A while ago I spoke with Janell Burley Hofmann, author of iRules: What Every Tech-Healthy Family Needs to Know About Selfies, Sexting, Gaming and Growing Up, about the limitations we should put on our children when we hand them a smartphone, and she said, “While we might not sit down with our teenagers in the living room and listen to every conversation they have in person, we still have an idea of what their interests are, where they hang out. So we want to have that same sense of being in tune online — what apps do they like, what social networks do they like, who are they interacting with.”
As soon as we hand that phone over to our children, it’s our responsibility to monitor what they do with it. And if they aren’t comfortable with Mom and Dad seeing what they’re posting, they probably shouldn’t be posting it. Just as we wouldn’t hand over the keys to our cars without teaching our teens how to drive, we shouldn’t be handing over phones without teaching them how to use them in a trustworthy way.

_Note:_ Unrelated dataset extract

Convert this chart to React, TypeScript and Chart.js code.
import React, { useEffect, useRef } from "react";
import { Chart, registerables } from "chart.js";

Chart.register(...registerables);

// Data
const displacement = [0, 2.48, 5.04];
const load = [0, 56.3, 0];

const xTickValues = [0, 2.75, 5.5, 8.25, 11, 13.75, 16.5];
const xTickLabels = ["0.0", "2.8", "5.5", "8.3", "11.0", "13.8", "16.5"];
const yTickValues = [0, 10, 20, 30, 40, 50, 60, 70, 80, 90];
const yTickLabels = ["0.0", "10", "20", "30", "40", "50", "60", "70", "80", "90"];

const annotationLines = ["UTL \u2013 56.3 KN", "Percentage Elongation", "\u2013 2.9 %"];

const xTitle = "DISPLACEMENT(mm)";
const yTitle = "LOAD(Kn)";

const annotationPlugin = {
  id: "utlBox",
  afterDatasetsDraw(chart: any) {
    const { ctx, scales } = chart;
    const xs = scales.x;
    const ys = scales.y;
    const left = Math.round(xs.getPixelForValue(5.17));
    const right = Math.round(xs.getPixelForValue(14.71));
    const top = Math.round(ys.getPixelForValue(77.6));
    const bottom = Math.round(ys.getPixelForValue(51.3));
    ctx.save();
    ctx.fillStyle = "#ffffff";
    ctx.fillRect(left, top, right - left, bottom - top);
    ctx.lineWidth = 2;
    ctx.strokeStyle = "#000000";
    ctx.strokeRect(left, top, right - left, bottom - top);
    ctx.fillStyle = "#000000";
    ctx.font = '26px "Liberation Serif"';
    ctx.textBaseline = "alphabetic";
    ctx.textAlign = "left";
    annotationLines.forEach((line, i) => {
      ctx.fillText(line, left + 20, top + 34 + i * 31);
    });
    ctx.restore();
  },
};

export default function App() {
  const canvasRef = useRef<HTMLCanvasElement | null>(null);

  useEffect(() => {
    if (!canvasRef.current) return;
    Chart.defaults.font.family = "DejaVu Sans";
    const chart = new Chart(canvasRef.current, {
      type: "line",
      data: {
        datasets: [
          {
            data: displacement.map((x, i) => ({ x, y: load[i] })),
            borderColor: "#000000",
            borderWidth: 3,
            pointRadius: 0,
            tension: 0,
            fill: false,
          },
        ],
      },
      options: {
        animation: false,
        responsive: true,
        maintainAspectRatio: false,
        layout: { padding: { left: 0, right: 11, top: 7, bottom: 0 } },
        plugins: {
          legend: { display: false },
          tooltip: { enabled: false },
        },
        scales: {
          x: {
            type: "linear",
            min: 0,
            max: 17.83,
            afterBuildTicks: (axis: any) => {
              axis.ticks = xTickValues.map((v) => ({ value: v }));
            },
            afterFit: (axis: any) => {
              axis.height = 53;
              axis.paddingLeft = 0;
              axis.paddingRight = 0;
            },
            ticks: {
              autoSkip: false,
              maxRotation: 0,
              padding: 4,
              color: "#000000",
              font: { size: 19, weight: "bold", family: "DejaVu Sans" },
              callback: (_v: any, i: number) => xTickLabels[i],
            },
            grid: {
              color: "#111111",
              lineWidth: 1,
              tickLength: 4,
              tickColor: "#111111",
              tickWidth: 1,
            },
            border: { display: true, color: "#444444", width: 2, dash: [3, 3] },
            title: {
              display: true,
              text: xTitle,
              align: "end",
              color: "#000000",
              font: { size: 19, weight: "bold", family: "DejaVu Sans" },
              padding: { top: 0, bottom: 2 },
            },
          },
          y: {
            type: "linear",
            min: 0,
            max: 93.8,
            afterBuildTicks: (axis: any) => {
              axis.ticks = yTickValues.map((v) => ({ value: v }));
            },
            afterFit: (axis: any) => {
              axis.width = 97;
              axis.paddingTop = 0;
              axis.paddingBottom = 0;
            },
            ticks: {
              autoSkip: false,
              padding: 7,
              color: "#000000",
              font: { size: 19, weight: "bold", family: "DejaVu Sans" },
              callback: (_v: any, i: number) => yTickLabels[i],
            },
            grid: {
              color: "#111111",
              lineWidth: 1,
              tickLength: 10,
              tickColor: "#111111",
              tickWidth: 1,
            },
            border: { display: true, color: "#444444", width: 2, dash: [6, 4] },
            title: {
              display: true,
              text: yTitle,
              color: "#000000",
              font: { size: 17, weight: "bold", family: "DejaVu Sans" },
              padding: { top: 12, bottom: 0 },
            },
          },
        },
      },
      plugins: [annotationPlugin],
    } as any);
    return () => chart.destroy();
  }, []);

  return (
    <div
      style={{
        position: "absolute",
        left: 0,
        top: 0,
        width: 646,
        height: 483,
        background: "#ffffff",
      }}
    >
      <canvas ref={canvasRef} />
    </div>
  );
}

But the burden does not lie on parents alone. Schools need to intervene with more than school-wide assemblies. When someone comes forward to discuss an incident (or a series of incidents), the kids’ parents shouldn’t be made to feel like they are on trial. Schools need to start holding students responsible for harm — intended or not — caused by social media posts. If it affects a student in your school, the perpetrating parties must be held accountable.
The easy answer to this would be to remove cellphones from our kids’ hands. But in this day and age, that’s virtually impossible. As the mom of an NYC middle school student, I rely on that phone for my son to text me when he arrives and departs from school via public transportation as well as to track where he is when he goes out for lunch (the city is safer than ever, but it is still NYC!). And what does taking away phones teach the kids? Nothing. They need to learn, and that education starts with parents.
I implore my fellow tween and teen parents to open the lines of communication with their children. Ask them if they are being excluded and if they are including others. Check their social media apps to see what they are seeing and what they are posting. And continue the conversation on a daily basis. This is our new responsibility as parents of kids growing up in the digital age.